#### What the exercise asks:
Transcribe every line exactly. Leave the pictures behind.
★ ★ ★ ★ ★ ★ ★
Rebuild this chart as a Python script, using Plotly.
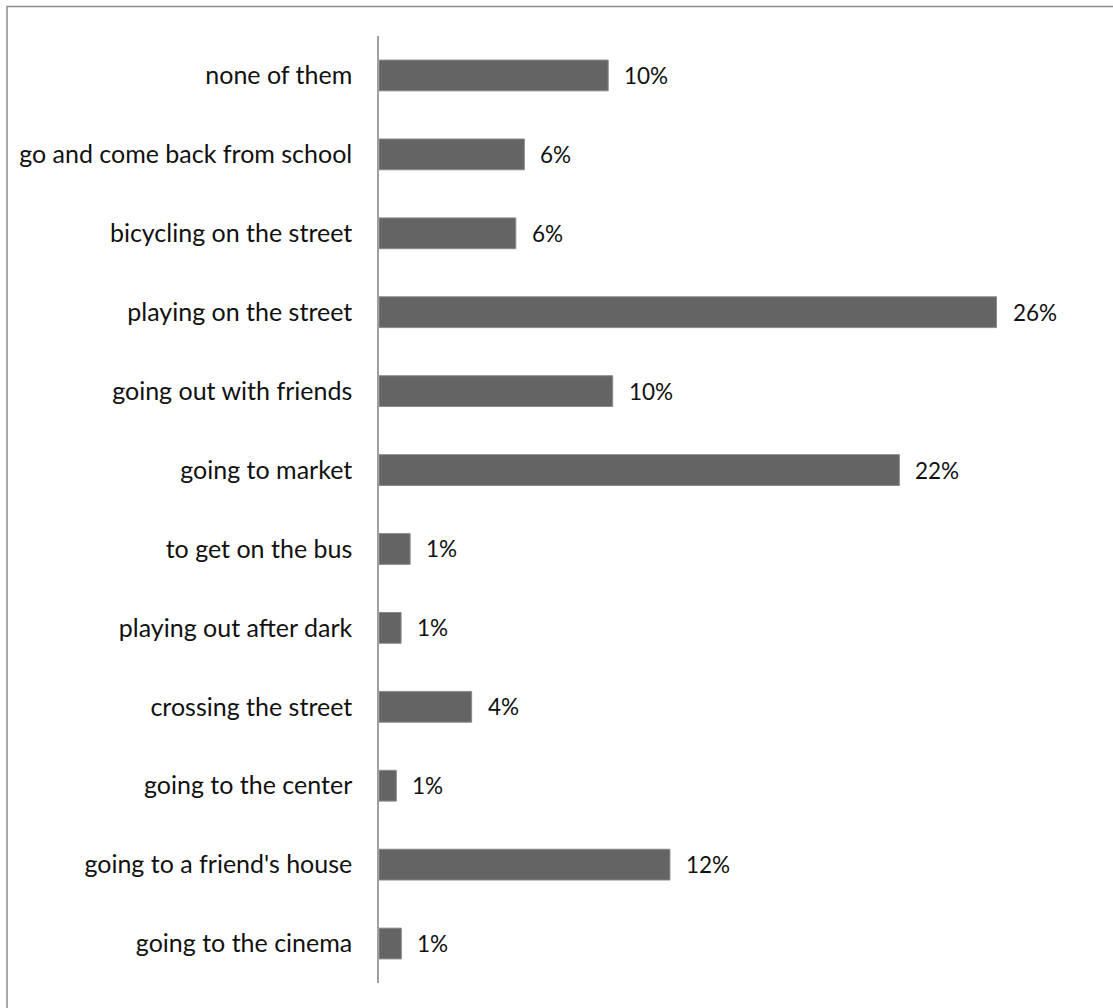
import plotly.graph_objects as go

categories = [
    "none of them",
    "go and come back from school",
    "bicycling on the street",
    "playing on the street",
    "going out with friends",
    "going to market",
    "to get on the bus",
    "playing out after dark",
    "crossing the street",
    "going to the center",
    "going to a friend's house",
    "going to the cinema",
]
values = [0.0965, 0.0612, 0.0576, 0.260, 0.0984, 0.2191, 0.0131, 0.0093, 0.0390, 0.0073, 0.1225, 0.0094]

W, H = 1113, 1008
L, R, T, B = 379, 69, 36, 25
pw = W - L - R
ph = H - T - B

fig = go.Figure()
fig.add_trace(go.Bar(
    x=values, y=categories, orientation="h",
    marker=dict(color="#646464", line=dict(color="#8a8a8a", width=1)),
    width=0.39,
    hoverinfo="skip",
))

font_family = "Lato, 'Open Sans', sans-serif"
for c, v in zip(categories, values):
    fig.add_annotation(
        x=v, y=c, text=f"{v:.0%}", showarrow=False,
        xanchor="left", yanchor="middle", xshift=14,
        font=dict(family=font_family, size=22.5, color="#111111"),
    )

fig.add_shape(
    type="rect", xref="paper", yref="paper",
    x0=(7 - L) / pw, x1=1.3, y0=-0.2, y1=1 + (T - 6.5) / ph,
    line=dict(color="#8c8c8c", width=1.5), fillcolor="rgba(0,0,0,0)", layer="below",
)

fig.update_layout(
    width=W, height=H,
    margin=dict(l=L, r=R, t=T, b=B, pad=0),
    paper_bgcolor="white", plot_bgcolor="white",
    showlegend=False,
    font=dict(family=font_family, size=22.5, color="#111111"),
    xaxis=dict(range=[0, 0.28], visible=False, fixedrange=True),
    yaxis=dict(
        autorange="reversed", showline=True, linecolor="#a0a0a0", linewidth=1.5,
        ticks="", ticklabelstandoff=20, showgrid=False, zeroline=False,
        tickfont=dict(family=font_family, size=25, color="#111111"),
    ),
)

fig.write_html("out.html")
★ ★ ★ ★ ★ ★ ★
#### Written solution:
Rebuild this chart as a Python script, using Plotly.
import plotly.graph_objects as go

categories = [
    "none of them",
    "go and come back from school",
    "bicycling on the street",
    "playing on the street",
    "going out with friends",
    "going to market",
    "to get on the bus",
    "playing out after dark",
    "crossing the street",
    "going to the center",
    "going to a friend's house",
    "going to the cinema",
]
values = [0.0965, 0.0612, 0.0576, 0.260, 0.0984, 0.2191, 0.0131, 0.0093, 0.0390, 0.0073, 0.1225, 0.0094]

W, H = 1113, 1008
L, R, T, B = 379, 69, 36, 25
pw = W - L - R
ph = H - T - B

fig = go.Figure()
fig.add_trace(go.Bar(
    x=values, y=categories, orientation="h",
    marker=dict(color="#646464", line=dict(color="#8a8a8a", width=1)),
    width=0.39,
    hoverinfo="skip",
))

font_family = "Lato, 'Open Sans', sans-serif"
for c, v in zip(categories, values):
    fig.add_annotation(
        x=v, y=c, text=f"{v:.0%}", showarrow=False,
        xanchor="left", yanchor="middle", xshift=14,
        font=dict(family=font_family, size=22.5, color="#111111"),
    )

fig.add_shape(
    type="rect", xref="paper", yref="paper",
    x0=(7 - L) / pw, x1=1.3, y0=-0.2, y1=1 + (T - 6.5) / ph,
    line=dict(color="#8c8c8c", width=1.5), fillcolor="rgba(0,0,0,0)", layer="below",
)

fig.update_layout(
    width=W, height=H,
    margin=dict(l=L, r=R, t=T, b=B, pad=0),
    paper_bgcolor="white", plot_bgcolor="white",
    showlegend=False,
    font=dict(family=font_family, size=22.5, color="#111111"),
    xaxis=dict(range=[0, 0.28], visible=False, fixedrange=True),
    yaxis=dict(
        autorange="reversed", showline=True, linecolor="#a0a0a0", linewidth=1.5,
        ticks="", ticklabelstandoff=20, showgrid=False, zeroline=False,
        tickfont=dict(family=font_family, size=25, color="#111111"),
    ),
)

fig.write_html("out.html")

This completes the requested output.